• What you are asked to do
Restate the data exactly as given and keep the pictures out.
[Start Dataset extract]
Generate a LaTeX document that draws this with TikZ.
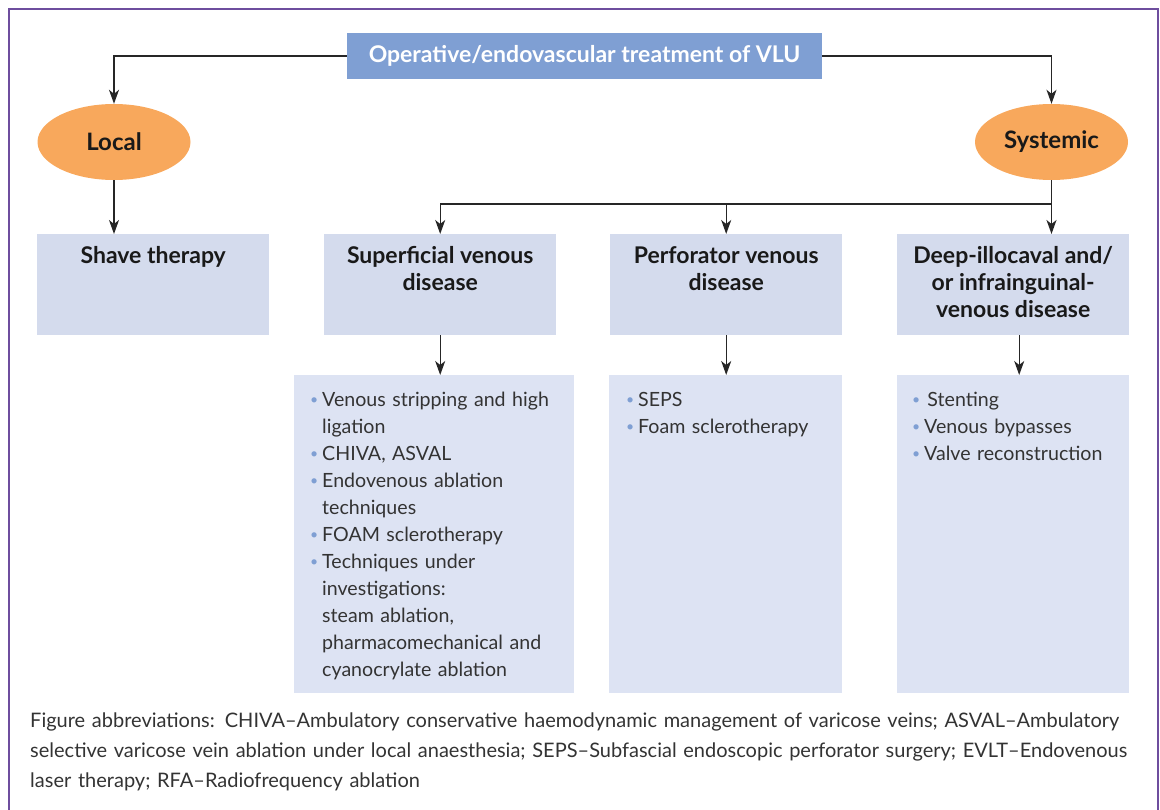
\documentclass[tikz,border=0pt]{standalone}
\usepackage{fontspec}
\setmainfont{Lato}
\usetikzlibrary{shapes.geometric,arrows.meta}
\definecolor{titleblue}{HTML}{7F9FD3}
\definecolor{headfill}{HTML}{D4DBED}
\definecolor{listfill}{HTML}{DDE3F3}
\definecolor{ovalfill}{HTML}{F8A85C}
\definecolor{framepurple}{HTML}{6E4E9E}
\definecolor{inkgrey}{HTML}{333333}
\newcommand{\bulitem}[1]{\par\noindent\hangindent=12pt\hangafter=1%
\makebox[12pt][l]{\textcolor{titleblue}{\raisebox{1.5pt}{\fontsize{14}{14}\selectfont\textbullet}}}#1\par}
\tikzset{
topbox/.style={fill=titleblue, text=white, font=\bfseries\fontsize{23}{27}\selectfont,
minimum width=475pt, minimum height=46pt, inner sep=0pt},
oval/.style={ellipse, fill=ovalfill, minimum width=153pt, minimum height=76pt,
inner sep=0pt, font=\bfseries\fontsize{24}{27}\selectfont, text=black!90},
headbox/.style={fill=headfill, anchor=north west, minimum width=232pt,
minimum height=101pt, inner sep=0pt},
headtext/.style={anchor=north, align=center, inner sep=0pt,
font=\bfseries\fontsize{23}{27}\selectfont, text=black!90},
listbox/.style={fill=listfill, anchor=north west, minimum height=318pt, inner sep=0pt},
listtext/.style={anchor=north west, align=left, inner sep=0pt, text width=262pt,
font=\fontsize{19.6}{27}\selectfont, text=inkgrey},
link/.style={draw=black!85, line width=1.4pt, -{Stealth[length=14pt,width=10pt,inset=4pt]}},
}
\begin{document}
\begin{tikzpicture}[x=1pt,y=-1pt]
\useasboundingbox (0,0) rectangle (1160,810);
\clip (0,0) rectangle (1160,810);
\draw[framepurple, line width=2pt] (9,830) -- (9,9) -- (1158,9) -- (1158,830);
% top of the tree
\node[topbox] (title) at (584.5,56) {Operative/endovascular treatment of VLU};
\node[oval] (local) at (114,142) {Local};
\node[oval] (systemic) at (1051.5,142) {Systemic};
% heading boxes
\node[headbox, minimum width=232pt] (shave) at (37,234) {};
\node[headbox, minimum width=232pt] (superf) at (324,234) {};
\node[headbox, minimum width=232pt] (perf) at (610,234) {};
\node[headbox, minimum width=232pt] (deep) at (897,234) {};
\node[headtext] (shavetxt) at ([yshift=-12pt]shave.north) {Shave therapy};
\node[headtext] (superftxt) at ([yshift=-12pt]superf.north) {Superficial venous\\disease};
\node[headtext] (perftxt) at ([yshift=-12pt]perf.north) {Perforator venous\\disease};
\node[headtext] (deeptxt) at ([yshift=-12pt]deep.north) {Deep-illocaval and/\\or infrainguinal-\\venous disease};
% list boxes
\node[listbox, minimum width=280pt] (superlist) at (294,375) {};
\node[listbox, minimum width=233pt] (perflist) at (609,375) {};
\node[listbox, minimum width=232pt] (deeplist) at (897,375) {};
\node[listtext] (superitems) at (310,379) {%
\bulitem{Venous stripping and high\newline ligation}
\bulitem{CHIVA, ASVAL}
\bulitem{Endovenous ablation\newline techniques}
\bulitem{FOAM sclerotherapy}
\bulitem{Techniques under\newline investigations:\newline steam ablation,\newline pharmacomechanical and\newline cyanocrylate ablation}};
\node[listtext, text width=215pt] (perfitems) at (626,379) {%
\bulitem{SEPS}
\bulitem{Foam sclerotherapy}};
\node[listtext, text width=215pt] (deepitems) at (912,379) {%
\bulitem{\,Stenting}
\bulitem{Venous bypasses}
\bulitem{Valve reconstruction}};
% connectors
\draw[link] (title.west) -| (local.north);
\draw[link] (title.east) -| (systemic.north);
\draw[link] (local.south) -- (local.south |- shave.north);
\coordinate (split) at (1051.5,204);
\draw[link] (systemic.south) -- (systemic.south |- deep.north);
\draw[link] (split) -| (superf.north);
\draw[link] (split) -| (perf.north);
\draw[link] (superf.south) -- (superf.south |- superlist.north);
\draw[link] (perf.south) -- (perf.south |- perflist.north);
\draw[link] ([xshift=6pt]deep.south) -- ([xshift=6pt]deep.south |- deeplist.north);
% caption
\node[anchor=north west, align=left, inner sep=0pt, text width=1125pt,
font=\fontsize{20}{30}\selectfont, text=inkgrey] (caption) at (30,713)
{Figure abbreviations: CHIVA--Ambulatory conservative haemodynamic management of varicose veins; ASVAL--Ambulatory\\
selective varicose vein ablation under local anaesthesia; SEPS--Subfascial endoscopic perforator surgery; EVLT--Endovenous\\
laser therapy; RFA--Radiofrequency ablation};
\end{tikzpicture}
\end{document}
[End Dataset extract]
• Solution for this problem
Generate a LaTeX document that draws this with TikZ.
\documentclass[tikz,border=0pt]{standalone}
\usepackage{fontspec}
\setmainfont{Lato}
\usetikzlibrary{shapes.geometric,arrows.meta}
\definecolor{titleblue}{HTML}{7F9FD3}
\definecolor{headfill}{HTML}{D4DBED}
\definecolor{listfill}{HTML}{DDE3F3}
\definecolor{ovalfill}{HTML}{F8A85C}
\definecolor{framepurple}{HTML}{6E4E9E}
\definecolor{inkgrey}{HTML}{333333}
\newcommand{\bulitem}[1]{\par\noindent\hangindent=12pt\hangafter=1%
\makebox[12pt][l]{\textcolor{titleblue}{\raisebox{1.5pt}{\fontsize{14}{14}\selectfont\textbullet}}}#1\par}
\tikzset{
topbox/.style={fill=titleblue, text=white, font=\bfseries\fontsize{23}{27}\selectfont,
minimum width=475pt, minimum height=46pt, inner sep=0pt},
oval/.style={ellipse, fill=ovalfill, minimum width=153pt, minimum height=76pt,
inner sep=0pt, font=\bfseries\fontsize{24}{27}\selectfont, text=black!90},
headbox/.style={fill=headfill, anchor=north west, minimum width=232pt,
minimum height=101pt, inner sep=0pt},
headtext/.style={anchor=north, align=center, inner sep=0pt,
font=\bfseries\fontsize{23}{27}\selectfont, text=black!90},
listbox/.style={fill=listfill, anchor=north west, minimum height=318pt, inner sep=0pt},
listtext/.style={anchor=north west, align=left, inner sep=0pt, text width=262pt,
font=\fontsize{19.6}{27}\selectfont, text=inkgrey},
link/.style={draw=black!85, line width=1.4pt, -{Stealth[length=14pt,width=10pt,inset=4pt]}},
}
\begin{document}
\begin{tikzpicture}[x=1pt,y=-1pt]
\useasboundingbox (0,0) rectangle (1160,810);
\clip (0,0) rectangle (1160,810);
\draw[framepurple, line width=2pt] (9,830) -- (9,9) -- (1158,9) -- (1158,830);
% top of the tree
\node[topbox] (title) at (584.5,56) {Operative/endovascular treatment of VLU};
\node[oval] (local) at (114,142) {Local};
\node[oval] (systemic) at (1051.5,142) {Systemic};
% heading boxes
\node[headbox, minimum width=232pt] (shave) at (37,234) {};
\node[headbox, minimum width=232pt] (superf) at (324,234) {};
\node[headbox, minimum width=232pt] (perf) at (610,234) {};
\node[headbox, minimum width=232pt] (deep) at (897,234) {};
\node[headtext] (shavetxt) at ([yshift=-12pt]shave.north) {Shave therapy};
\node[headtext] (superftxt) at ([yshift=-12pt]superf.north) {Superficial venous\\disease};
\node[headtext] (perftxt) at ([yshift=-12pt]perf.north) {Perforator venous\\disease};
\node[headtext] (deeptxt) at ([yshift=-12pt]deep.north) {Deep-illocaval and/\\or infrainguinal-\\venous disease};
% list boxes
\node[listbox, minimum width=280pt] (superlist) at (294,375) {};
\node[listbox, minimum width=233pt] (perflist) at (609,375) {};
\node[listbox, minimum width=232pt] (deeplist) at (897,375) {};
\node[listtext] (superitems) at (310,379) {%
\bulitem{Venous stripping and high\newline ligation}
\bulitem{CHIVA, ASVAL}
\bulitem{Endovenous ablation\newline techniques}
\bulitem{FOAM sclerotherapy}
\bulitem{Techniques under\newline investigations:\newline steam ablation,\newline pharmacomechanical and\newline cyanocrylate ablation}};
\node[listtext, text width=215pt] (perfitems) at (626,379) {%
\bulitem{SEPS}
\bulitem{Foam sclerotherapy}};
\node[listtext, text width=215pt] (deepitems) at (912,379) {%
\bulitem{\,Stenting}
\bulitem{Venous bypasses}
\bulitem{Valve reconstruction}};
% connectors
\draw[link] (title.west) -| (local.north);
\draw[link] (title.east) -| (systemic.north);
\draw[link] (local.south) -- (local.south |- shave.north);
\coordinate (split) at (1051.5,204);
\draw[link] (systemic.south) -- (systemic.south |- deep.north);
\draw[link] (split) -| (superf.north);
\draw[link] (split) -| (perf.north);
\draw[link] (superf.south) -- (superf.south |- superlist.north);
\draw[link] (perf.south) -- (perf.south |- perflist.north);
\draw[link] ([xshift=6pt]deep.south) -- ([xshift=6pt]deep.south |- deeplist.north);
% caption
\node[anchor=north west, align=left, inner sep=0pt, text width=1125pt,
font=\fontsize{20}{30}\selectfont, text=inkgrey] (caption) at (30,713)
{Figure abbreviations: CHIVA--Ambulatory conservative haemodynamic management of varicose veins; ASVAL--Ambulatory\\
selective varicose vein ablation under local anaesthesia; SEPS--Subfascial endoscopic perforator surgery; EVLT--Endovenous\\
laser therapy; RFA--Radiofrequency ablation};
\end{tikzpicture}
\end{document}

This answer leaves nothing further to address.